It is also interesting why Eusoffe Chin CJ chose a Court of Appeal Judge and a High Court Judge to comprise the panel. Weren’t there any other willing Federal Court Judges to sit in? More significantly, Justice Hishamudin Yunus decided in Dato’ V. Kanagalingam v David Samuel & Ors [2006] 3 CLJ 909 decided that that Federal Court panel was unlawful and unconstitutional because it violated section 74 of the Courts of Judicature Act 1964 and Article 122(2) of the Federal Constitution because PS Gill J, as a High Court Judge, was not competent to sit and hear cases in the Federal Court. This very basic requirement appears to have been conveniently overlooked by that Eusoffe Chin CJ.
The second is the Federal Court decision of Adorna Properties Sdn Bhd v Boonsom Boonyanit [2001] 2 CLJ 133. That decision was declared wrong in the recently Federal Court decision of Tan Ying Hong v Tan Sian San and Ors where the Chief Justice Tun Zaki said “he was legally obligated to restate the law since the error committed was so obvious and blatant“. If it was so obvious and blatant then why didn’t at least one of the other two judges on that panel, Wan Adnan Ismail (CJ Malaya) [Chief Judge of Malaya] and Abu Mansor Ali FCJ, dissent?
The two options we are left with is that they did not have the intellectual calibre to be there or they shared Eusoffe Chin CJ’s madness. Even before Tan Ying Hon, academics, lawyers and people possessed of a reasonable degree of intelligence condemned the decision as unjust.
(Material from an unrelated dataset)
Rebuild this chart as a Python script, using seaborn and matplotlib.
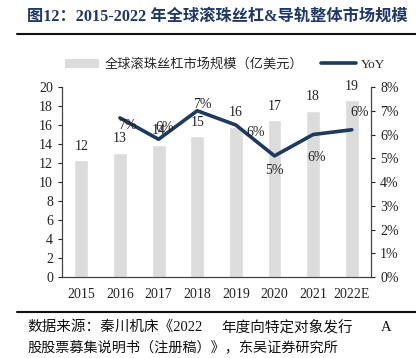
import matplotlib
matplotlib.use("Agg")
import matplotlib.pyplot as plt
import seaborn as sns
import pandas as pd
from matplotlib.lines import Line2D
from matplotlib.patches import Patch

years = ["2015", "2016", "2017", "2018", "2019", "2020", "2021", "2022E"]
market = [12.3, 13.1, 13.9, 14.8, 15.8, 16.5, 17.5, 18.6]
market_labels = ["12", "13", "14", "15", "16", "17", "18", "19"]
yoy_years = ["2016", "2017", "2018", "2019", "2020", "2021", "2022E"]
yoy = [6.7, 5.8, 7.0, 6.4, 5.1, 6.0, 6.2]
yoy_labels = ["7%", "6%", "7%", "6%", "5%", "6%", "6%"]

sns.set_theme(style="white")
FAM = ["Liberation Serif", "Noto Sans CJK SC", "DejaVu Sans"]
plt.rcParams["font.family"] = FAM

NAVY = "#1F3A5F"
GRAY = "#DCDCDC"

fig = plt.figure(figsize=(4.16, 3.58), dpi=100)
ax = fig.add_axes([0.149, 0.226, 0.743, 0.531])

df = pd.DataFrame({"year": years, "market": market})
sns.barplot(data=df, x="year", y="market", color=GRAY, width=0.36,
            saturation=1, ax=ax, order=years)
ax.set_ylim(0, 20)
ax.set_yticks(range(0, 21, 2))
ax.set_xlabel("")
ax.set_ylabel("")
for i, (v, t) in enumerate(zip(market, market_labels)):
    ax.text(i, v + 0.8, t, ha="center", va="bottom", fontsize=10, color="#222222")

ax2 = ax.twinx()
dfy = pd.DataFrame({"year": yoy_years, "yoy": yoy})
dfy["pos"] = [years.index(y) for y in yoy_years]
sns.lineplot(data=dfy, x="pos", y="yoy", color=NAVY, linewidth=2.6, ax=ax2)
ax2.set_ylim(0, 8)
ax2.set_yticks(range(0, 9))
ax2.set_yticklabels([f"{i}%" for i in range(0, 9)])
ax2.set_ylabel("")
ax2.set_xlabel("")
ax.set_xlim(-0.5, len(years) - 0.5)
ax2.set_xlim(-0.5, len(years) - 0.5)

# YoY label offsets (in data units)
offs = [(0.2, -0.33), (0.15, 0.5), (0.13, 0.28), (0.52, -0.3), (0.0, -0.6), (0.1, -0.95), (0.2, 0.73)]
for p, v, t, (dx, dy) in zip(dfy["pos"], yoy, yoy_labels, offs):
    ax2.text(p + dx, v + dy, t, ha="center", va="center", fontsize=10, color="#222222")

for a in (ax, ax2):
    for s in a.spines.values():
        s.set_color("#444444")
        s.set_linewidth(0.9)
    a.spines["top"].set_visible(False)
    a.tick_params(labelsize=10, colors="#222222", length=3, width=0.8)
    a.grid(False)
ax.spines["right"].set_visible(False)
ax.tick_params(axis="x", length=0, pad=8)
ax.tick_params(axis="y", direction="out", left=True, length=3)
ax2.tick_params(axis="y", direction="out", right=True, length=3)
ax2.spines["left"].set_visible(False)
ax2.spines["bottom"].set_visible(False)

# Title
fig.text(0.065, 0.953, "图12：2015-2022 年全球滚珠丝杠&导轨整体市场规模",
         fontsize=11.7, fontweight="bold", color="#1F3864", ha="left", va="center",
         family=["Liberation Serif", "Noto Sans CJK SC"])
fig.add_artist(Line2D([0.04, 1.0], [0.905, 0.905], color="#111111", lw=1.5))

# Legend
handles = [Patch(facecolor=GRAY, edgecolor="none", label="全球滚珠丝杠市场规模（亿美元）"),
           Line2D([0], [0], color=NAVY, lw=2.6, label="YoY")]
fig.legend(handles=handles, loc="center", bbox_to_anchor=(0.541, 0.82), ncol=2,
           frameon=False, handlelength=2.6, columnspacing=1.35,
           handletextpad=0.4, prop={"family": ["Liberation Serif", "Noto Sans CJK SC"], "size": 9.5})

# Footer
fig.add_artist(Line2D([0.04, 1.0], [0.128, 0.128], color="#111111", lw=1.5))
FY1 = 0.086
fig.text(27 / 416, FY1, "数据来源：秦川机床《2022", fontsize=10.5,
         ha="left", va="center", color="#111111")
fig.text(287 / 416, FY1, "年度向特定对象发行", fontsize=10.5,
         ha="center", va="center", color="#111111")
fig.text(386 / 416, FY1, "A", fontsize=10.5,
         ha="center", va="center", color="#111111")
fig.text(27 / 416, 0.03, "股股票募集说明书（注册稿）》，东吴证券研究所", fontsize=10.2,
         ha="left", va="center", color="#111111")

fig.savefig("out.png", dpi=100)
The third is the Federal Court decision of Pihak Berkuasa Negeri Sabah v Sugumar Balakrishnan & Another Appeal [2002] 4 CLJ 105 where Mohamed Dzaiddin FCJ (as he then was, later he was CJ) damaged the development of Article 5(1) of the Federal Constitution by interpreting that provision narrowly as if it were some common statute or State enactment in flagrant violation of the usual more holistic interpretative methodology when it comes to the Federal Constitution. This was the thrust of that decision on this issue:
We therefore disagree with the Court of Appeal that the words “personal liberty” should be generously interpreted to include all those facets that are an integral part of life itself and those matters which go to form the quality of life.
This manifestly unjust decision was thankfully reversed in the recent Federal Court decision of Lee Kwan Woh v PP [2009] 5 CLJ 631, where Gopal Sri Ram FCJ correctly opined the following:
On no account should a literal construction be placed on [the Constitution’s] language, particularly upon those provisions that guarantee to individuals the protection of fundamental rights. In our view, it is the duty of a court to adopt a prismatic approach when interpreting the fundamental rights guaranteed under Part II of the Constitution. When light passes through a prism it reveals its constituent colours. In the same way, the prismatic interpretive approach will reveal to the court the rights submerged in the concepts employed by the several provisions under Part II. Indeed the prismatic interpretation of the Constitution gives life to abstract concepts such as “life” and “personal liberty” in Article 5(1).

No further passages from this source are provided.